In March of this year, astronomers detected a brilliant burst of gamma rays more than a million times more luminous than our entire galaxy. It was the second brightest gamma-ray burst (GRB) ever detected and lasted some 200 seconds.
A study published today in Nature reports that this object was a collision of neutron stars one million light-years distant. What’s more, thanks to the James Webb Space Telescope (JWST), astronomers were able to see that the blast also served as a cosmic chemical factory, forging some of the rarest chemicals found on Earth.
“The most robust evidence that the merger of two neutron stars caused this burst comes from its kilonova,” says lead author Andrew Levan of Radboud University in the Netherlands, referring to the optical and infrared light coming from the uber-sized explosion.
The stunning JWST photograph published with today’s paper shows a kilonova hovering in space some 120,000 light years from a neighboring spiral galaxy. The pair of neutron stars that generated the kilonova were apparently ejected from that galaxy as a binary system, locked in a death spiral.
JWST’s exceptionally sensitive infrared instruments made all the difference to the study’s success, says Levan. “We have seen a handful of these before,” he notes, including a kilonova seen in 2017 that was also the first to be detected via its gravitational waves. “We didn’t have JWST back then, but now we have the ability to probe much redder wavelengths. That is just what you need if you want to understand kilonovae.”
JWST and bursts of discovery
Science has come a long way since GRBs were first discovered over half a century ago. At that time, the United States had launched gamma-ray detectors into space to monitor nuclear testing by the Soviet Union. When these satellites detected a sudden flash of gamma radiation far above Earth in 1967, the signal was so unlike a nuclear weapon that scientists at Los Alamos National Laboratory filed it away for later review. Dozens more were spotted in ensuing years, but the mystery surrounding these events prevailed until the late 1990s when ground and space-based observatories began linking strong X-ray signals with supernovae in distant galaxies.
Today, GRBs are discovered weekly. Astronomers think that most of them are caused by the explosions of massive stars at the end of their lives. Kilonovae represent a subset of GRBs, caused by collisions of neutron stars — the incredibly dense remains of stars that were massive enough to perish in a supernova, but not massive enough to collapse black holes.
The brightest ever long-duration GRB was detected in October 2022. Nicknamed BOAT — the Brightest Of All Time — it blinded most space-based gamma-ray observatories with a peak lasting several minutes.

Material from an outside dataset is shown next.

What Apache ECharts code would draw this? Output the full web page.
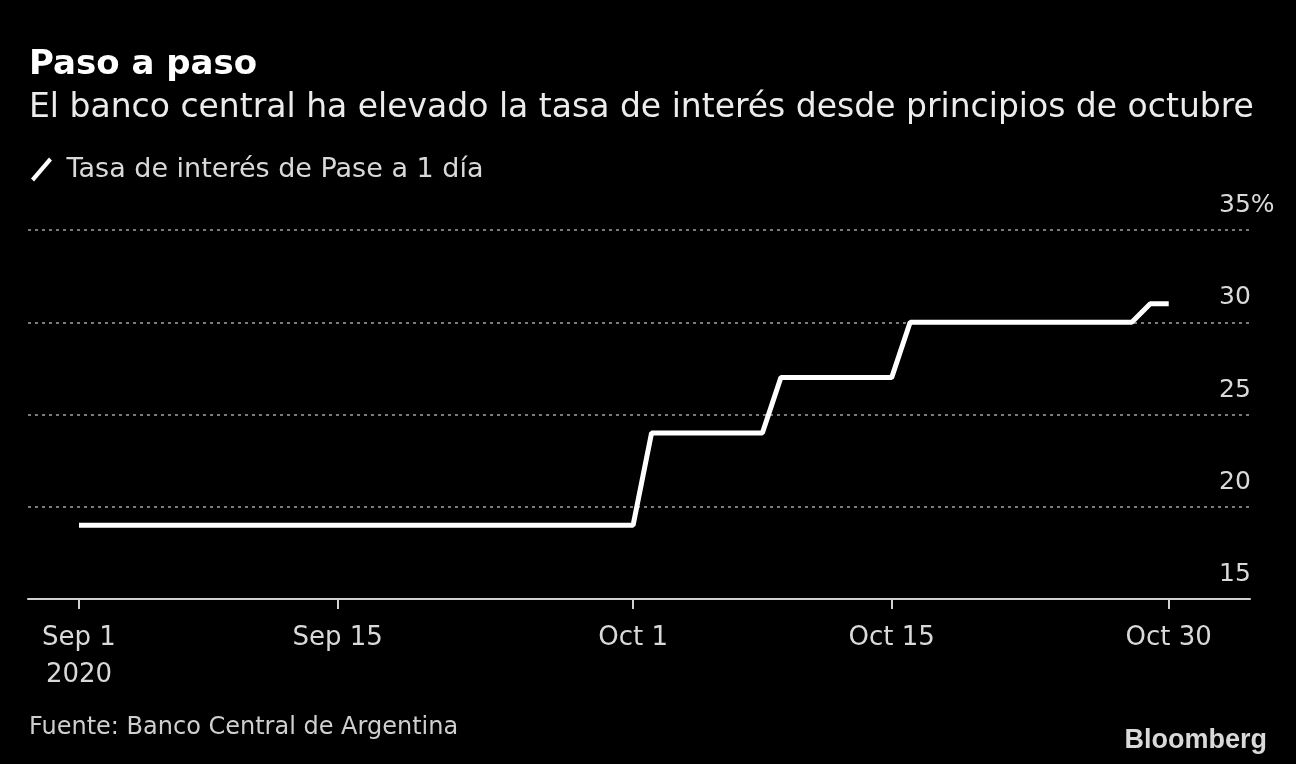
<!DOCTYPE html>
<html>
<head>
<meta charset="utf-8">
<script src="https://cdn.jsdelivr.net/npm/echarts@6/dist/echarts.min.js"></script>
<style>
  html, body { margin: 0; padding: 0; background: #000; }
  #chart { width: 1296px; height: 764px; }
</style>
</head>
<body>
<div id="chart"></div>
<script>
// daily values, day 0 = Sep 1 2020 .. day 59 = Oct 30 2020
const rateValues = [
  19, 19, 19, 19, 19, 19, 19, 19, 19, 19,
  19, 19, 19, 19, 19, 19, 19, 19, 19, 19,
  19, 19, 19, 19, 19, 19, 19, 19, 19, 19,
  19, 24, 24, 24, 24, 24, 24, 24, 27, 27,
  27, 27, 27, 27, 27, 30, 30, 30, 30, 30,
  30, 30, 30, 30, 30, 30, 30, 30, 31, 31
];
const tickDays = [0, 14, 30, 44, 59];
const tickLabels = ['Sep 1\n2020', 'Sep 15', 'Oct 1', 'Oct 15', 'Oct 30'];

const seriesData = rateValues.map((v, i) => [i, v]);

const font = 'DejaVu Sans';
const c = echarts.init(document.getElementById('chart'));
c.setOption({
  backgroundColor: '#000',
  animation: false,
  textStyle: { fontFamily: font },
  title: [
    {
      text: 'Paso a paso',
      subtext: 'El banco central ha elevado la tasa de interés desde principios de octubre',
      left: 24, top: 43, itemGap: 10,
      textStyle: { color: '#fff', fontSize: 34, fontWeight: 'bold', fontFamily: font },
      subtextStyle: { color: '#ececec', fontSize: 33, fontFamily: font }
    },
    {
      text: 'Fuente: Banco Central de Argentina',
      left: 24, top: 711,
      textStyle: { color: '#cfcfcf', fontSize: 24, fontWeight: 'normal', fontFamily: font }
    },
    {
      text: 'Bloomberg',
      right: 24, top: 722,
      textStyle: { color: '#d9d9d9', fontSize: 27, fontWeight: 'bold', fontFamily: 'Liberation Sans' }
    }
  ],
  legend: {
    left: 26, top: 151,
    itemWidth: 24, itemHeight: 24, itemGap: 10,
    icon: 'path://M0,21 L18,0 L21,3 L3,24 Z',
    textStyle: { color: '#d9d9d9', fontSize: 27, fontFamily: font, padding: [0, 0, 0, 8] },
    data: ['Tasa de interés de Pase a 1 día']
  },
  grid: { left: 28, right: 46, top: 230, bottom: 165 },
  xAxis: {
    type: 'value',
    min: -2.76,
    max: 63.4,
    axisLine: { lineStyle: { color: '#d0d0d0', width: 2 } },
    axisTick: { show: true, customValues: tickDays, length: 10, lineStyle: { color: '#d0d0d0', width: 2 } },
    axisLabel: {
      customValues: tickDays,
      color: '#d9d9d9', fontSize: 26, fontFamily: font, margin: 21, lineHeight: 37,
      formatter: v => tickLabels[tickDays.indexOf(v)] || ''
    },
    splitLine: { show: false }
  },
  yAxis: {
    type: 'value',
    position: 'right',
    min: 15, max: 35, interval: 5,
    axisLine: { show: false },
    axisTick: { show: false },
    axisLabel: {
      color: '#d9d9d9', fontSize: 25, fontFamily: font,
      align: 'left', verticalAlign: 'bottom', margin: -31, padding: [0, 0, 12, 0],
      formatter: v => v === 35 ? v + '%' : String(v)
    },
    splitLine: { lineStyle: { color: '#7a7a7a', type: [3, 4], width: 2 } }
  },
  series: [{
    name: 'Tasa de interés de Pase a 1 día',
    type: 'line',
    data: seriesData,
    showSymbol: false,
    lineStyle: { color: '#fff', width: 5 },
    itemStyle: { color: '#fff' }
  }]
});
</script>
</body>
</html>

While BOAT was blinding, this more recent kilonova — dubbed GRB 230307A for its year, month and day of discovery — provided strikingly clear evidence of individual heavy metals as well as compelling clues to its neutron star origins.
By analyzing the radioactive glow in the aftermath of the GRB’s relatively long explosion, Levan and his colleagues were able to spot heavy elements such as tellurium as well as rare, heavy transitional metals known as lanthanides. According to Levan, the creation of one element implies the likely creation of related elements, some of which may have been critical to the earliest life in the universe and the survival of life on Earth.
Today’s paper not only sheds light on how some of the universe’s heaviest elements are created, but spotlights the remarkable advances made possible by the world’s most powerful infrared telescope in conjunction with older space observatories, like NASA’s Fermi Gamma-ray Space Telescope and Neil Gehrels Swift Observatory. Fermi first detected the GRB on March 7, 2023. Follow-up observations in visible wavelengths with Hubble 30 days later saw nothing. But JWST’s infrared eye was able to clearly detect the glowing aftermath.
In addition, because Fermi cannot provide accurate locations, the GRB was pinpointed by triangulation, using an interplanetary fleet of spacecraft with gamma-ray detectors. They include NASA’s Mars Odyssey, launched in 2001 and currently orbiting the Red Planet, as well as the European Space Agency’s BepiColombo, currently on its way to Mercury.
GRB 230307A demonstrates that neutron star mergers can not only generate blasts lasting much longer than a few fleeting seconds — once assumed rare — but also that such phenomena are definitively linked with the production of some of the universe’s rarest and heaviest elements.
“It’s been a long mystery how the heaviest elements in the periodic table are formed,” says Levan. “With these observations, we are able to distinguish where some of the heaviest elements in nature form in the universe.”